__Task to carry out__
Find every line in the records below that holds the word "this" and copy it.

__Provided entries__
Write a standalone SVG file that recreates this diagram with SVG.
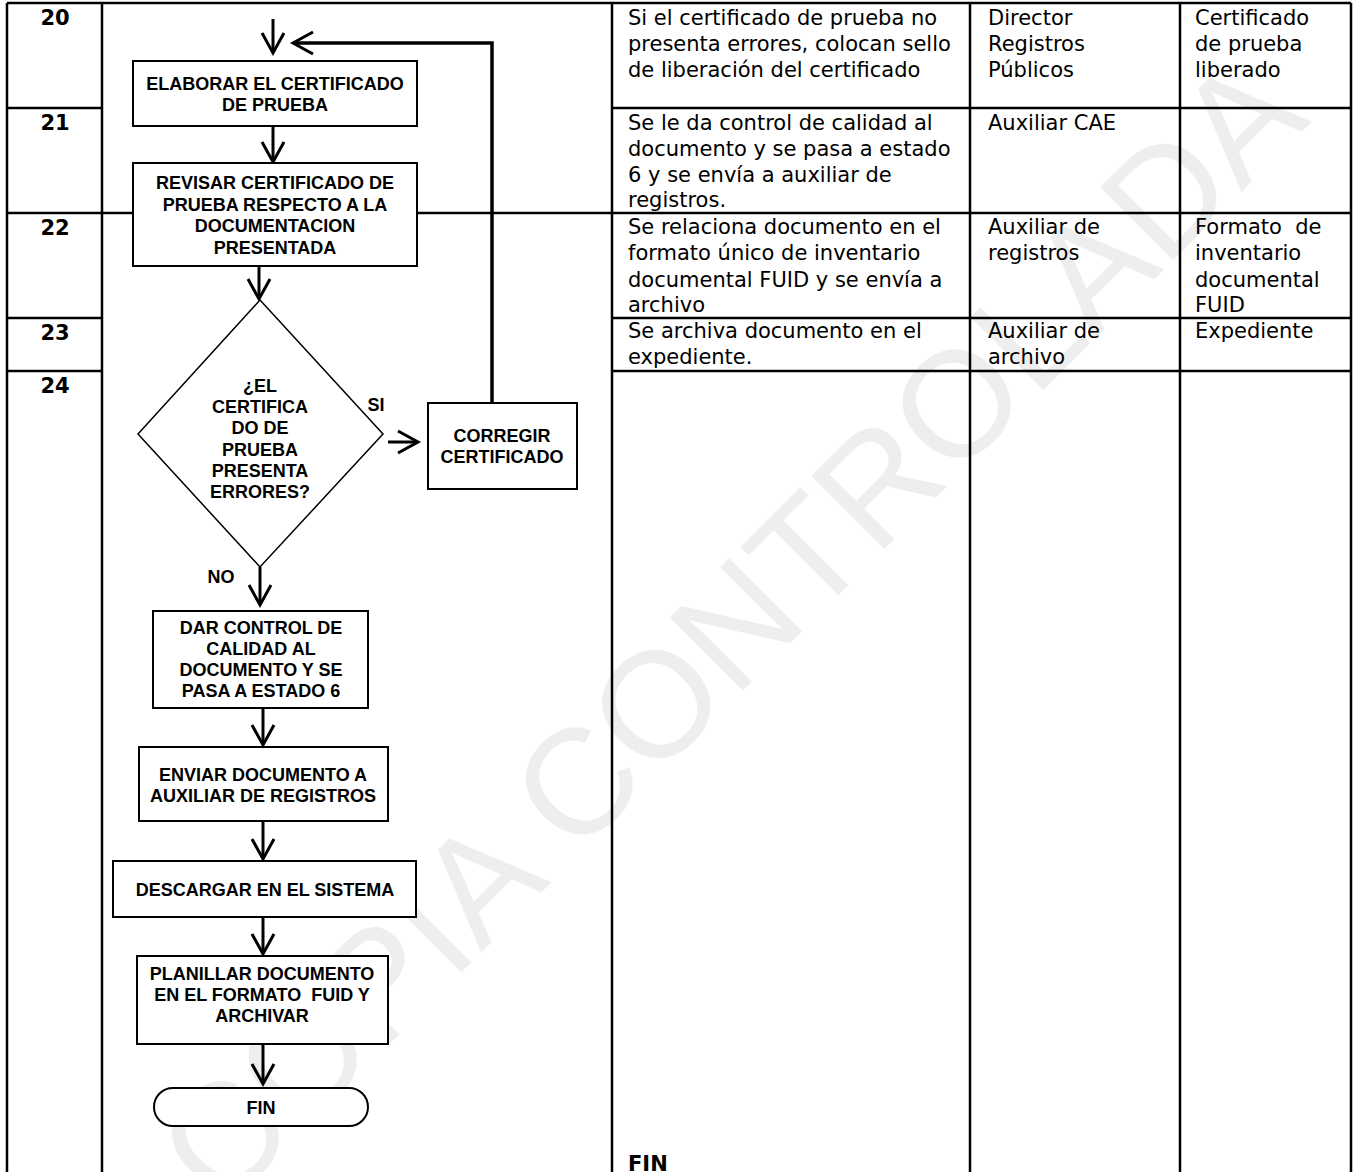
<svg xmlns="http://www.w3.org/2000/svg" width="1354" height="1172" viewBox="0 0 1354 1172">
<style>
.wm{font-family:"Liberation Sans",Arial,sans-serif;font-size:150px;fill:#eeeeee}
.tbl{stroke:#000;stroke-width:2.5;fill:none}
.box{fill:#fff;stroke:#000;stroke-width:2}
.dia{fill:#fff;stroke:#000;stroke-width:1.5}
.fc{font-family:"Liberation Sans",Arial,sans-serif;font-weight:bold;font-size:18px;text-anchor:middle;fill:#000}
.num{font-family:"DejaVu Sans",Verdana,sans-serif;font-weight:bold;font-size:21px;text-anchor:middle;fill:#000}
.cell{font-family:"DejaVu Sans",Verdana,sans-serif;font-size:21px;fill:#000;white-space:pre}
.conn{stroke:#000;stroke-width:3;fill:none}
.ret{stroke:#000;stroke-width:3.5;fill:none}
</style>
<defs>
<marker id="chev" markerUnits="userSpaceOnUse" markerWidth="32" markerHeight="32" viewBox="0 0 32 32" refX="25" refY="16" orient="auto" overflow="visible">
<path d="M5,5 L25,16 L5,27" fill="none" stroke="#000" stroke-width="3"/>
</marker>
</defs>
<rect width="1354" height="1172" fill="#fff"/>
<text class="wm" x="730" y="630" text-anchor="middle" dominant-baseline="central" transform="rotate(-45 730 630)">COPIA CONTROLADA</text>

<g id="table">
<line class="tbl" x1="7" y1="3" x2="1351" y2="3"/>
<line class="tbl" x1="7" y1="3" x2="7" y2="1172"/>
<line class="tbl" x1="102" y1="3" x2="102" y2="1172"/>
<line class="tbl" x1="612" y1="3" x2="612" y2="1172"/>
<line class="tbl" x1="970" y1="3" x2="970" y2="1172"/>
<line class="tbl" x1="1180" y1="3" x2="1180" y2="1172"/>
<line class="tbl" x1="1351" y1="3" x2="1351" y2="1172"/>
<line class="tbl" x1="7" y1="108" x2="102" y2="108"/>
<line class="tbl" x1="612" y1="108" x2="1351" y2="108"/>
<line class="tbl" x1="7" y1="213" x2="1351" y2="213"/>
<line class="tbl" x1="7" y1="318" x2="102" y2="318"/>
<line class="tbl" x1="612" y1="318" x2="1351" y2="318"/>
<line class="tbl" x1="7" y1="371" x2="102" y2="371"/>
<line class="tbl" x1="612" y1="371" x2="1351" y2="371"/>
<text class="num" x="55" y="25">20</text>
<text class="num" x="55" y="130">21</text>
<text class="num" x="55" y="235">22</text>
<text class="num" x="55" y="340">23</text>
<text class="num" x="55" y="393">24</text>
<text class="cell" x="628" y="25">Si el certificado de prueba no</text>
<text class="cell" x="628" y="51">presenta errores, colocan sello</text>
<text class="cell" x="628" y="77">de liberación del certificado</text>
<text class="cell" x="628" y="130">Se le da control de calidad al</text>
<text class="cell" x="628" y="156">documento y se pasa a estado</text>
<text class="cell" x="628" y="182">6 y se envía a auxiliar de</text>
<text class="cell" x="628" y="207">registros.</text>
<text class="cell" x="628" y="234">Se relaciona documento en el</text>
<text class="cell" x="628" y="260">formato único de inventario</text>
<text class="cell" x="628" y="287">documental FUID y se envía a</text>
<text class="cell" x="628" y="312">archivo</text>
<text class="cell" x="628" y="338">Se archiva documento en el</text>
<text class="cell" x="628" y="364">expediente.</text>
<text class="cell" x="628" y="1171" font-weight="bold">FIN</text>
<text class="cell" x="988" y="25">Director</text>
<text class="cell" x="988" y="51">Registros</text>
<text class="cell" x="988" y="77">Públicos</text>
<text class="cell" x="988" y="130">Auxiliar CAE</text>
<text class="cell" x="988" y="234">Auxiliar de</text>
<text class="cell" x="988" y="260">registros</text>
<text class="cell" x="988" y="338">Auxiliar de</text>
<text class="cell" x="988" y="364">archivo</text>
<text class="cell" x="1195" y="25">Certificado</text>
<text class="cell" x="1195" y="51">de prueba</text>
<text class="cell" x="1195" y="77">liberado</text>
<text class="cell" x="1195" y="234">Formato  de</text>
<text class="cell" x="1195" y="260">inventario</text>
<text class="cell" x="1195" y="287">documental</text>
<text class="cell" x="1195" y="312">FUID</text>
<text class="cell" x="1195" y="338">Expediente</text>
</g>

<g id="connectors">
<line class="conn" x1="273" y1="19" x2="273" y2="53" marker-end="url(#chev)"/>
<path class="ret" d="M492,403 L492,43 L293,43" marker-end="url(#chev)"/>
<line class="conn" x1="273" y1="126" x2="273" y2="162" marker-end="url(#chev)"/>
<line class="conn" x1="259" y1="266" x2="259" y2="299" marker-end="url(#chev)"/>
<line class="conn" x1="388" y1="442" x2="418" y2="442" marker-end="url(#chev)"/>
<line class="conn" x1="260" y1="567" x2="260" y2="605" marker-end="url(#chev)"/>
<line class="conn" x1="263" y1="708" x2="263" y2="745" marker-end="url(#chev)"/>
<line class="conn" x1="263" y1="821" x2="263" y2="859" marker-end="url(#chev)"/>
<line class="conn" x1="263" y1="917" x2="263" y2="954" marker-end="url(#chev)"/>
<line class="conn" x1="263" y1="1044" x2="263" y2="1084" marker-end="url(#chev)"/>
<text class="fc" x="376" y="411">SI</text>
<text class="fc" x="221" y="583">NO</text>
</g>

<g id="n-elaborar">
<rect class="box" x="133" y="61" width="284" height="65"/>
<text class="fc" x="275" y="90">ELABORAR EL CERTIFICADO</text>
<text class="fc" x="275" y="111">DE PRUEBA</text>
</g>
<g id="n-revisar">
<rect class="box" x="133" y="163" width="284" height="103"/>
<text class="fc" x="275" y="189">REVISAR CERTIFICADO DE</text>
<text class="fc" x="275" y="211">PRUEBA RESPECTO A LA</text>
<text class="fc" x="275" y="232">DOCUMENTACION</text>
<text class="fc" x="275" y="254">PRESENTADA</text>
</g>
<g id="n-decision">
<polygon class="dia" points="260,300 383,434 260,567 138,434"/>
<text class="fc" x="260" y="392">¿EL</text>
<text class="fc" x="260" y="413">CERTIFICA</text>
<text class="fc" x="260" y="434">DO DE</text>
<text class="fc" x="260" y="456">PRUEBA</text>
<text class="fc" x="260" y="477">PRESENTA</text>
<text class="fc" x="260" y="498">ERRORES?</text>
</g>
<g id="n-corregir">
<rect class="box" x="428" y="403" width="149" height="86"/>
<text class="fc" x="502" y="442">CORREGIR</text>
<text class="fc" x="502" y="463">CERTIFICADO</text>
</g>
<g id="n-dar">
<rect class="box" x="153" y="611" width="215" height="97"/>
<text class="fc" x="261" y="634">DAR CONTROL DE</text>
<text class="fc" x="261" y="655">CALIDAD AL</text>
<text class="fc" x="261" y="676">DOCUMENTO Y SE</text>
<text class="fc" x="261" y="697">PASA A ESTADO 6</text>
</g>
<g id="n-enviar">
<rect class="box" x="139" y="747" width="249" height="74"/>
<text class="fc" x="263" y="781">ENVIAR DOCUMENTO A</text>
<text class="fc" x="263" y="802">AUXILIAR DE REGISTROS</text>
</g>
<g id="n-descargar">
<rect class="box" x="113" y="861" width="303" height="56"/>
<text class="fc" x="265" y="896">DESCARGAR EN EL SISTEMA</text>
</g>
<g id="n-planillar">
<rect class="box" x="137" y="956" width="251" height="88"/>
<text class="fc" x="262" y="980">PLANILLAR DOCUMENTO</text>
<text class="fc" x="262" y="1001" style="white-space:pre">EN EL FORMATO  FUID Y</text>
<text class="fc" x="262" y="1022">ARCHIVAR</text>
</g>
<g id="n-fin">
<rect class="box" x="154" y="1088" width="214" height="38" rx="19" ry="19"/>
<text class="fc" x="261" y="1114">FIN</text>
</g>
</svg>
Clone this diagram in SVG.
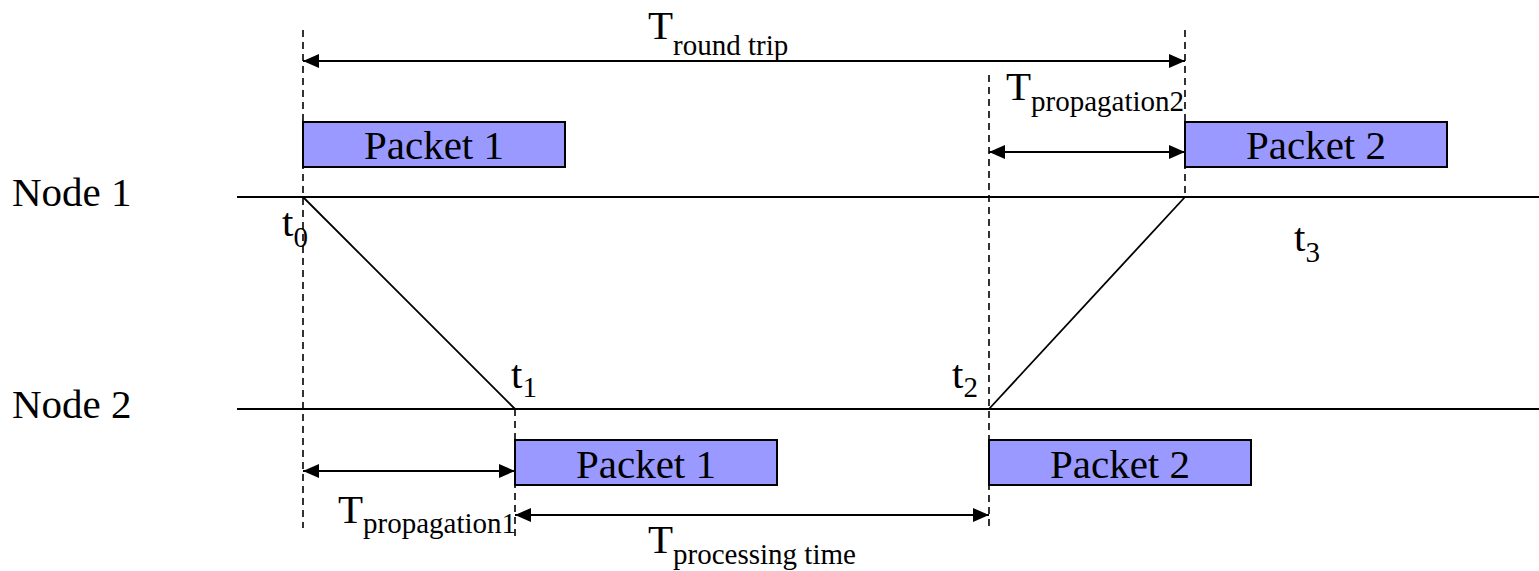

__Result__
Write a standalone SVG file that recreates this diagram with SVG.
Clone this diagram in SVG.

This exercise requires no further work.